Mayor Mike Bennett has pushed efforts to increase outreach and transparency, Miller said, and he wants to send out 10 newsletters to residents each year instead of six.
Miller said he also wants to start spraying for insects on water management areas that are mosquito breeding grounds.
He added he "would love to hire one employee whose job is nothing but beautification," such as pulling weeds and picking up trash.
New website, grant projects
The city has contracted with a Massachusetts company, Virtual Town Hall, to begin re-designing its website, Miller said.
He said the process should take four to six weeks and he does not know yet exactly what it will look like because the company will offer the city a variety of formats.
"We're very excited about that and we think the citizens will be very excited as well," he said.
Planning and community development director Phyllis Grover said her department is expecting or has received grants for a variety of projects, including $100,000 for a "splash pad" at Festival Park, $50,000 for facade improvements to businesses, $62,000 for sidewalk improvements by Bakerfield Elementary School and $250,000 for site acquisition and demolition on the east side of the MARC train station in connection with the city's ongoing transit-oriented development focus.
Installation of the "splash pad" is expected to start in two months, she said.
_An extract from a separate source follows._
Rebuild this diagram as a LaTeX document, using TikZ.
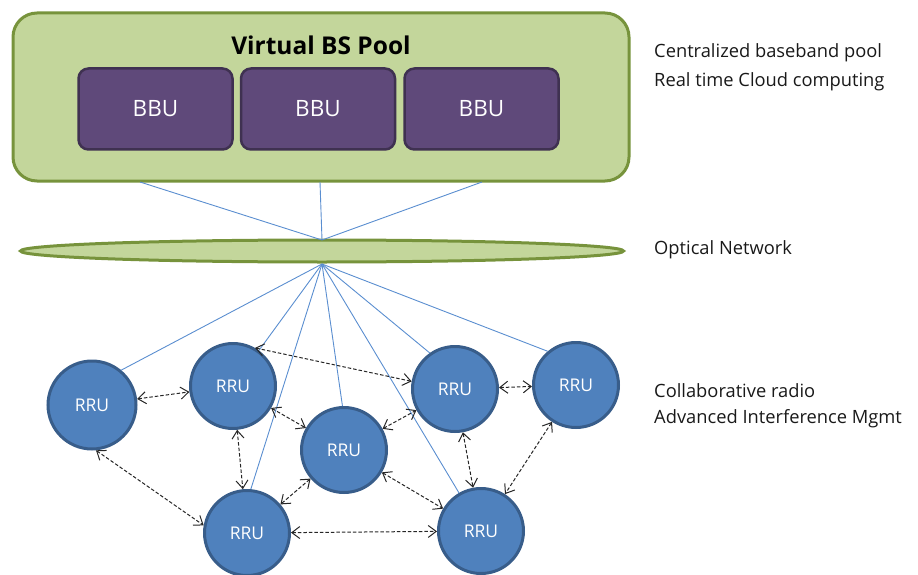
\documentclass[tikz,border=0pt]{standalone}
\usepackage{fontspec}
\setmainfont{Open Sans}
\usetikzlibrary{arrows.meta,shapes.geometric}
\definecolor{poolfill}{HTML}{C3D69B}
\definecolor{pooledge}{HTML}{77933C}
\definecolor{bbufill}{HTML}{5F497A}
\definecolor{bbuedge}{HTML}{3F3151}
\definecolor{rrufill}{HTML}{4F81BD}
\definecolor{rruedge}{HTML}{385D8A}
\definecolor{linkblue}{HTML}{5A8ED0}
\tikzset{
  pool/.style={draw=pooledge, fill=poolfill, line width=3pt, rounded corners=24pt},
  bbu/.style={draw=bbuedge, fill=bbufill, line width=2.5pt, rounded corners=10pt,
    minimum width=154pt, minimum height=81pt, text=white, font=\fontsize{22.5}{26}\selectfont, inner sep=0pt},
  rru/.style={circle, draw=rruedge, fill=rrufill, line width=3pt, minimum size=85pt,
    text=white, font=\fontsize{17.5}{20}\selectfont, inner sep=0pt},
  optnet/.style={ellipse, draw=pooledge, fill=poolfill, line width=3pt,
    minimum width=603pt, minimum height=22pt, inner sep=0pt},
  fiber/.style={draw=linkblue, line width=0.9pt},
  collab/.style={draw=black!85, line width=1pt, dash pattern=on 3.5pt off 2pt,
    {Straight Barb[length=8pt,width=12pt,line width=1pt]}-{Straight Barb[length=8pt,width=12pt,line width=1pt]}},
  note/.style={anchor=west, inner sep=0pt, font=\fontsize{18.3}{21}\selectfont, text=black!90}
}
\begin{document}
\begin{tikzpicture}[x=1pt,y=-1pt]
\useasboundingbox (0,0) rectangle (918,575);
% pool
\node[pool, minimum width=616pt, minimum height=168pt, inner sep=0pt] (pool) at (321,97) {};
\node[font=\bfseries\fontsize{24.5}{28}\selectfont] (title) at (321,45) {Virtual BS Pool};
\node[bbu] (bbu1) at (155.5,109) {BBU};
\node[bbu] (bbu2) at (318,109) {BBU};
\node[bbu] (bbu3) at (481.5,109) {BBU};
% optical network
\node[optnet] (net) at (322,251) {};
\coordinate (ptop) at (322,240);
\coordinate (pbot) at (322,264);
\coordinate (s1) at (140,182);
\coordinate (s2) at (320,182);
\coordinate (s3) at (482,182);
\draw[fiber] (s1) -- (ptop);
\draw[fiber] (s2) -- (ptop);
\draw[fiber] (s3) -- (ptop);
% RRUs
\node[rru, minimum height=88pt] (r1) at (92,405) {RRU};
\node[rru] (r2) at (233,386) {RRU};
\node[rru] (r3) at (344,450) {RRU};
\node[rru] (r4) at (455,389) {RRU};
\node[rru] (r7) at (576,385) {RRU};
\node[rru] (r5) at (247,533) {RRU};
\node[rru] (r6) at (481,531) {RRU};
% fibers to RRUs
\draw[fiber] (pbot) -- (r1.50);
\draw[fiber] (pbot) -- (r2);
\draw[fiber] (pbot) -- (r5.85);
\draw[fiber] (pbot) -- (r3.92);
\draw[fiber] (pbot) -- (r6.120);
\draw[fiber] (pbot) -- (r4.125);
\draw[fiber] (pbot) -- (r7.130);
% collaboration links
\draw[collab] (r1) -- (r2);
\draw[collab] (r1.-85) -- (r5.170);
\draw[collab] (r2.60) -- (r4.170);
\draw[collab] (r2) -- (r3);
\draw[collab] (r2) -- (r5);
\draw[collab] (r3) -- (r5);
\draw[collab] (r3) -- (r4);
\draw[collab] (r3) -- (r6);
\draw[collab] (r4) -- (r7);
\draw[collab] (r4) -- (r6);
\draw[collab] (r7) -- (r6);
\draw[collab] (r5) -- (r6);
% notes
\node[note] (n1) at (654,53) {Centralized baseband pool};
\node[note] (n2) at (654,82) {Real time Cloud computing};
\node[note] (n3) at (654,250) {Optical Network};
\node[note] (n4) at (654,391) {Collaborative radio};
\node[note] (n5) at (654,419) {Advanced Interference Mgmt};
\end{tikzpicture}
\end{document}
She also said the city has received two Community Development Block Grants for lighting at North Deen Park and facility improvements, as well as upgrades at Festival Park.
Bennett added money was requested to put a top coat on railings and the parking lot at Ripken Stadium. He said the city hopes to get the work done soon, "hopefully before the [baseball] season starts."
Grover said the city's planning commission will have a presentation on form-based zoning codes Wednesday. The town of Bel Air approved a form-based zoning code, which focuses more on the physical appearance of development, in 2010.
Miller said there has been a "great deal of confusion" regarding implementation of last year's stormwater bill passed by the state House of Delegates (HB 987), which requires a county or municipality subject to a certain municipal stormwater permit to establish a watershed protection and restoration program by July 1, 2013, including having a stormwater remediation fee and a local watershed protection and restoration fund.
The Harford County Council has recently been looking at a controversial bill that would establish the value of the stormwater remediation fee in Harford.
"It's my understanding that since we have an MS4 [municipal separate storm sewer system] permit, we will be given numbers to meet in terms of non-point source run-off," he said, which he explained means run-off that is not from water treatment plants.